Proposed in May, the SEC proxy access rule (if passed) would give shareholders a “right” to have their board nominees listed in a company’s proxy materials -empowering dissidents who might otherwise be shut out. To qualify for submitting board candidates, shareholders would need to hold a minimum of 1% of the shares for larger firms; 3% for mid-sized companies; and 5% for small firms.

SEC Chairman Mary Schapiro favors the proposal, citing the financial crisis as evidence that boards need more accountability.

Business groups like the National Investor Relations Institute oppose the idea. President & CEO Jeff Morgan said in NIRI’s comment letter to the SEC:

Possible side effects of a federal proxy access rule include increased costs to public companies to ensure valid nominations are included on the proxy, an increased influence of activists with narrow economic interests that run counter to that of long-term shareholders, a continued reduction of individual investors’ proxy voting influence and the possibility for decreased board effectiveness.

Morgan favors company-initiated changes in the proxy process, tailored to the varied interests and circumstances of individual companies. (See Morgan’s comments on a range of regulatory issues in his President’s Blog at the NIRI website, or a quick summary in this IR Café post. Broc Romanek gives an overview of comment letters on proxy access in a post at TheCorporateCounsel.net.)

“Proxy access” hasn’t gone away – just slipped a notch in the Washington timetable.

My own opinion: Handing more power to hedge funds, social activists or union pension funds isn’t really a good “fix” for corporate blunders or misdeeds. Activists follow their own political or economic agendas – not necessarily in the best interest of shareholders. Companies that destroy shareholder value, in my opinion, are punished in the market. And their CEOs and boards often share in the downfall.

What’s your opinion?
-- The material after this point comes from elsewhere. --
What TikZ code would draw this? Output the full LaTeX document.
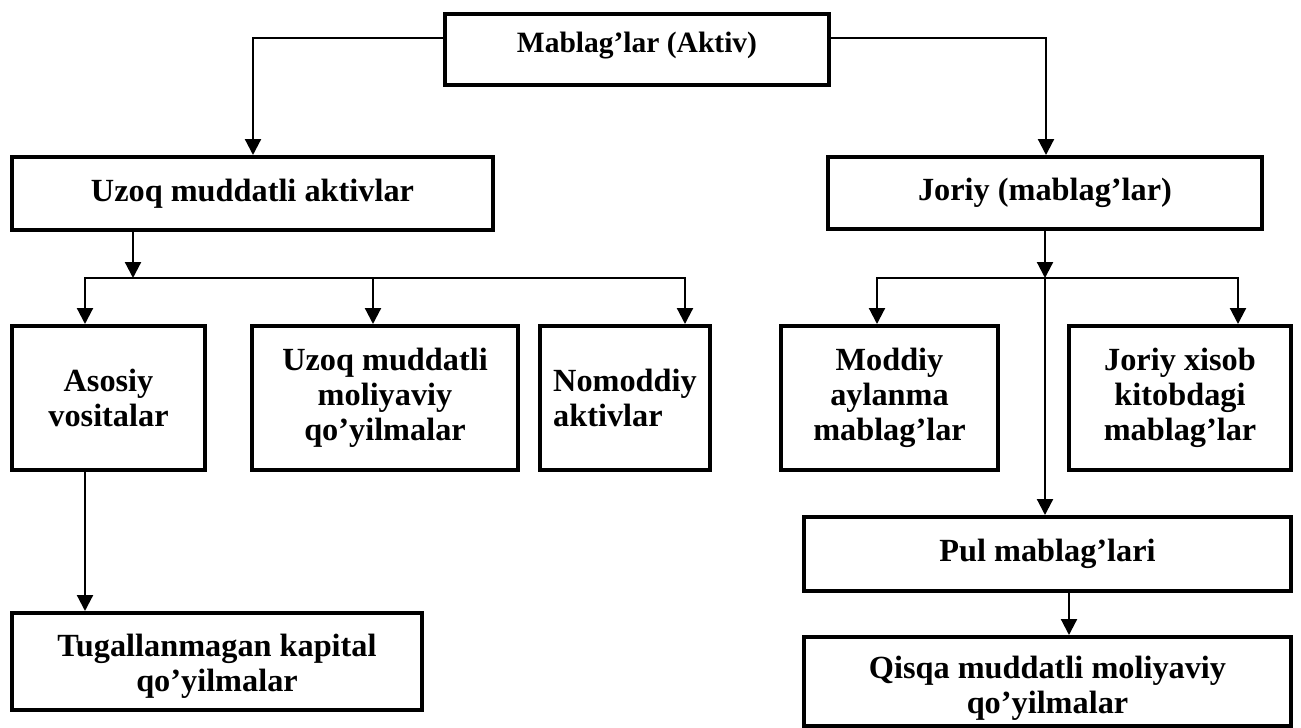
\documentclass[tikz,border=0pt]{standalone}
\usepackage{fontspec}
\setmainfont{Liberation Serif}
\usetikzlibrary{arrows.meta}
\begin{document}
\begin{tikzpicture}[x=1pt,y=-1pt,
  box/.style={draw, line width=4pt, inner sep=4pt, align=center,
    font=\bfseries\fontsize{32.3}{35}\selectfont},
  conn/.style={line width=2.2pt, line cap=rect},
  arr/.style={line width=2.2pt, -{Triangle[width=16pt,length=16pt]}}]
\useasboundingbox (0,0) rectangle (1301,728);

% boxes
\node[box, minimum width=384pt, minimum height=71pt, text depth=14pt,
  font=\bfseries\fontsize{29.5}{33}\selectfont] (top) at (637,49.5) {Mablag’lar (Aktiv)};
\node[box, minimum width=481pt, minimum height=73pt] (uz) at (252.5,193.5) {Uzoq muddatli aktivlar};
\node[box, minimum width=434pt, minimum height=72pt] (jo) at (1045,193) {Joriy (mablag’lar)};

\node[box, minimum width=193pt, minimum height=144pt] (as) at (108.5,398) {Asosiy\\vositalar};
\node[box, minimum width=266pt, minimum height=144pt] (um) at (385,398) {Uzoq muddatli\\moliyaviy\\qo’yilmalar};
\node[box, minimum width=170pt, minimum height=144pt, align=left] (nm) at (625,398) {Nomoddiy\\aktivlar};
\node[box, minimum width=217pt, minimum height=144pt] (md) at (889.5,398) {Moddiy\\aylanma\\mablag’lar};
\node[box, minimum width=222pt, minimum height=144pt] (jx) at (1180,398) {Joriy xisob\\kitobdagi\\mablag’lar};

\node[box, minimum width=410pt, minimum height=97pt] (tg) at (217,661.5)
  {\rule{0pt}{31pt}Tugallanmagan kapital\\qo’yilmalar};
\node[box, minimum width=487pt, minimum height=74pt] (pul) at (1047.5,554) {Pul mablag’lari};
\node[box, minimum width=487pt, minimum height=89pt] (qs) at (1047.5,681.5)
  {\rule{0pt}{36pt}Qisqa muddatli moliyaviy\\qo’yilmalar};

% top level connectors
\coordinate (jl) at (253,38);
\coordinate (jr) at (1046,38);
\draw[arr] (top.west |- jl) -| (uz.north -| jl);
\draw[arr] (top.east |- jr) -| (jo.north -| jr);

% long-term assets branch
\coordinate (lb) at (133,278);
\coordinate (la) at (85,278);
\coordinate (lm) at (373,278);
\coordinate (lc) at (685,278);
\draw[arr] (uz.south -| lb) -- (lb);
\draw[conn] (la) -- (lc);
\draw[arr] (la) -- (as.north -| la);
\draw[arr] (lm) -- (um.north -| lm);
\draw[arr] (lc) -- (nm.north -| lc);
\draw[arr] (as.south -| la) -- (tg.north -| la);

% current assets branch
\coordinate (rb) at (1045,278);
\coordinate (ra) at (877,278);
\coordinate (rc) at (1238,278);
\coordinate (pv) at (1069,591);
\draw[arr] (jo.south -| rb) -- (rb);
\draw[arr] (rb) -- (pul.north -| rb);
\draw[conn] (ra) -- (rc);
\draw[arr] (ra) -- (md.north -| ra);
\draw[arr] (rc) -- (jx.north -| rc);
\draw[arr] (pul.south -| pv) -- (qs.north -| pv);
\end{tikzpicture}
\end{document}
And have you or your top management spoken out?

Quote, unquote – Proxy EXcess

August 26, 2009

Discussion of the Securities and Exchange Commission‘s proposed new “proxy access” rule, aimed at giving activist shareholders an easier shot at electing members or slates to boards of directors, can get pretty arcane.
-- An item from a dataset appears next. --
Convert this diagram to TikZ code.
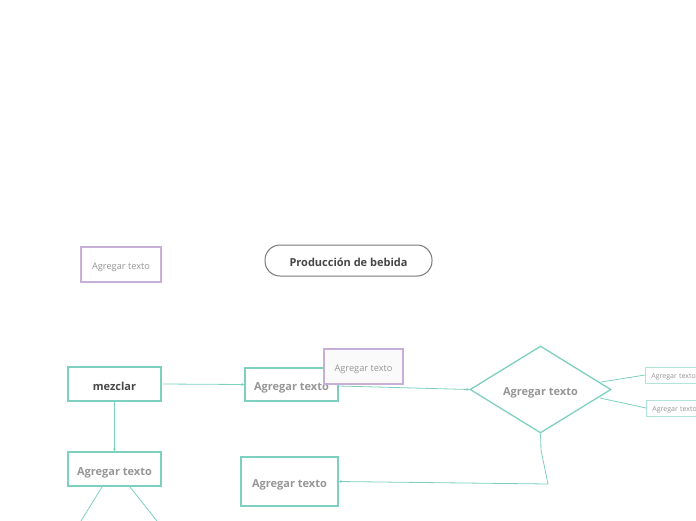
\documentclass[tikz,border=0pt]{standalone}
\usepackage{fontspec}
\setmainfont{Open Sans}
\usetikzlibrary{shapes.geometric,arrows.meta}
\definecolor{teal1}{RGB}{125,208,192}
\definecolor{purp}{RGB}{200,175,218}
\definecolor{txtgray}{RGB}{150,150,150}
\definecolor{txtdark}{RGB}{70,70,70}
\definecolor{border}{RGB}{120,120,120}
\tikzset{
  tbox/.style={draw=teal1,line width=1.3pt,fill=white,inner sep=0pt,text height=12pt,text depth=0pt,font=\bfseries\fontsize{11}{13}\selectfont,text=txtgray},
  pbox/.style={draw=purp,line width=1.2pt,fill=white,inner sep=0pt,text height=10.6pt,text depth=0pt,font=\fontsize{9.2}{11}\selectfont,text=txtgray},
  sbox/.style={draw=teal1!60,line width=0.8pt,fill=white,inner sep=0pt,anchor=west,text height=7.5pt,text depth=0pt,font=\fontsize{7}{8}\selectfont,text=txtgray},
  conn/.style={draw=teal1,line width=0.8pt},
  arr/.style={conn,-{Stealth[length=3pt,width=3pt]}}
}
\begin{document}
\begin{tikzpicture}[x=1pt,y=-1pt]
\useasboundingbox (0,0) rectangle (696,520);
% nodes
\node[pbox,minimum width=80pt,minimum height=35pt] (p1) at (121,264.5) {Agregar texto};
\node[draw=border,line width=1pt,rounded corners=15pt,minimum width=167pt,minimum height=31pt,inner sep=0pt,text height=11pt,text depth=0pt,font=\bfseries\fontsize{11}{13}\selectfont,text=txtdark] (title) at (348.5,260.5) {Producción de bebida};
\node[tbox,minimum width=93pt,minimum height=34pt,text=txtdark] (mez) at (114.5,384) {mezclar};
\node[tbox,minimum width=93pt,minimum height=33pt] (b2) at (291.5,384.5) {Agregar texto};
\node[tbox,minimum width=93pt,minimum height=34pt] (b3) at (114.5,469) {Agregar texto};
\node[tbox,minimum width=97pt,minimum height=49pt] (b4) at (289.5,481.5) {Agregar texto};
\node[pbox,minimum width=79pt,minimum height=35pt,fill=black!2] (p2) at (363.5,366.5) {Agregar texto};
\node[diamond,draw=teal1,line width=1.3pt,fill=white,minimum width=141pt,minimum height=87pt,inner sep=0pt,aspect=1.62,text height=12pt,text depth=0pt,font=\bfseries\fontsize{11}{13}\selectfont,text=txtgray] (d) at (540.5,389.5) {Agregar texto};
\node[sbox,minimum width=60pt,minimum height=16pt,text width=56pt,align=left] (s1) at (645,375) {\hspace*{4pt}Agregar texto};
\node[sbox,minimum width=60pt,minimum height=16pt,text width=56pt,align=left] (s2) at (646,408) {\hspace*{4pt}Agregar texto};
% coordinates
\coordinate (c1) at (541,450);
\coordinate (c2) at (548,484);
\coordinate (e1) at (81,521);
\coordinate (e2) at (157,521);
% connectors
\draw[arr] (163,384) -- (b2.west);
\draw[arr] (b2.east |- 0,386) -- (d.west);
\draw[conn] (601,382) -- (s1.west);
\draw[conn] (600,398) -- (s2.west);
\draw[arr] (d.south) -- (c1) -- (c2) -- (b4.east);
\draw[arr] (mez.south) -- (b3.north);
\draw[conn] (102,487) -- (e1);
\draw[conn] (130,487) -- (e2);
\end{tikzpicture}
\end{document}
So I was glad to see, in today’s Wall Street Journal, a good primer on 14a-11 and a succinct and quotable quote that, to me, sums up the proposed change. Says lawyer John Finley of the New York firm Simpson Thacher & Bartlett:

It’s the biggest change relating to corporate governance ever proposed by the SEC. Period. It gives activists the ultimate vehicle to express dissatisfaction with a board, the ability to replace board members at the company’s expense.

Business lobbying against the change is ramping up toward the post-Labor Day push. That, of course, is when politicians return to Washington and harvest season begins for the crop of governmental mischief planted earlier in the year.
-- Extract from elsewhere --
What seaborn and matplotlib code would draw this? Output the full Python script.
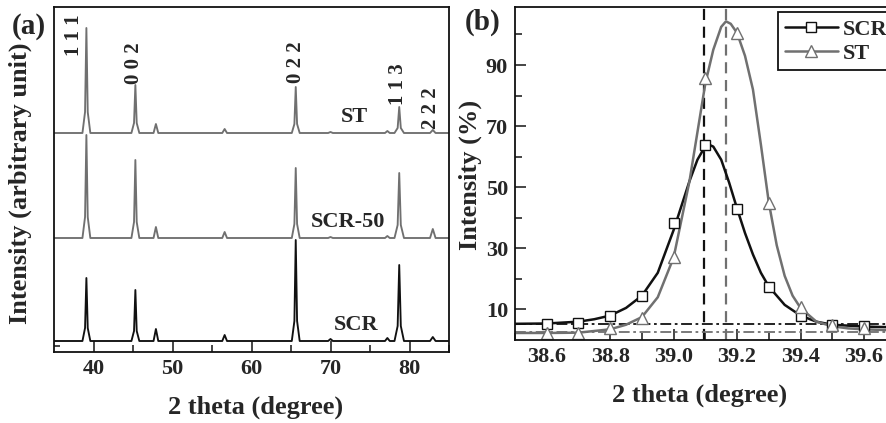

Maybe we could rename this particular proposal “Proxy Excess.”

Governance ‘fix’ may be broken

July 16, 2009

Corporate governance “reforms” taking shape in Washington, while aiming to fix the causes of the financial crisis, may in fact add to the problems.

In a memo to clients today, “Corporate Governance in Crisis Times,” the New York law firm Wachtell, Lipton, Rosen & Katz says governance failures of recent years stem from “pressure for short-term performance and quick stock market profits” (greed, you might call it).

But emerging schemes to fix governance, the lawyers note, focus on empowering investors – these might be mutual fund or hedge fund managers – to overrule company managements and boards of directors in matters of corporate policy and direction. Trouble is, at the risk of generalizing, asset managers are the ultimate short-termists. Desire for quick stock market profits is in their job descriptions.

Instead of “reform” like shareholder proxy access, creating a new right to call for sale of a company or dock the CEO’s pay, the lawyers suggest our policy makers should focus on society’s long-term good, including economic growth:

There is no reason to embrace a plethora of ill-conceived federal regulation and legislation that usurps the traditional role of state law and thereby overturn the fundamental legal doctrines that have formed the bedrock of history’s most successful economic system.  The engine of true economic growth will always be the informed business judgment of directors and managers, and not the hunger of short-term oriented shareholders for quick profits.

A long-term focus would mean encouraging boards and CEOs to pursue strategies for sustainable growth. Empowering boards of directors rather than arming union pension funds or special-situation hedge fund managers. Freeing rather than tying down managements. Designing incentives rather than Damoclean swords.

Lawmakers, regulators and courts need to remember that allowing companies to pursue long-term strategies (lawyers call it the “business judgment rule”) is the path both to shareholder wealth and societal benefits like job creation. Beware of making a fix, they warn, that may break more than it repairs:

Particularly at a time of depressed stock market valuations and the resulting danger of opportunistic attacks to bust up or takeover American companies, directors and managers must remain free to invest in the future and take the long-term view, so as to ensure prosperity for future generations.

These guys are lawyers for big corporations, of course. As a free-market sort, I’m inclined to agree that Washington doesn’t have the best ideas on what will restore business to a healthy growth trend. What’s your opinion?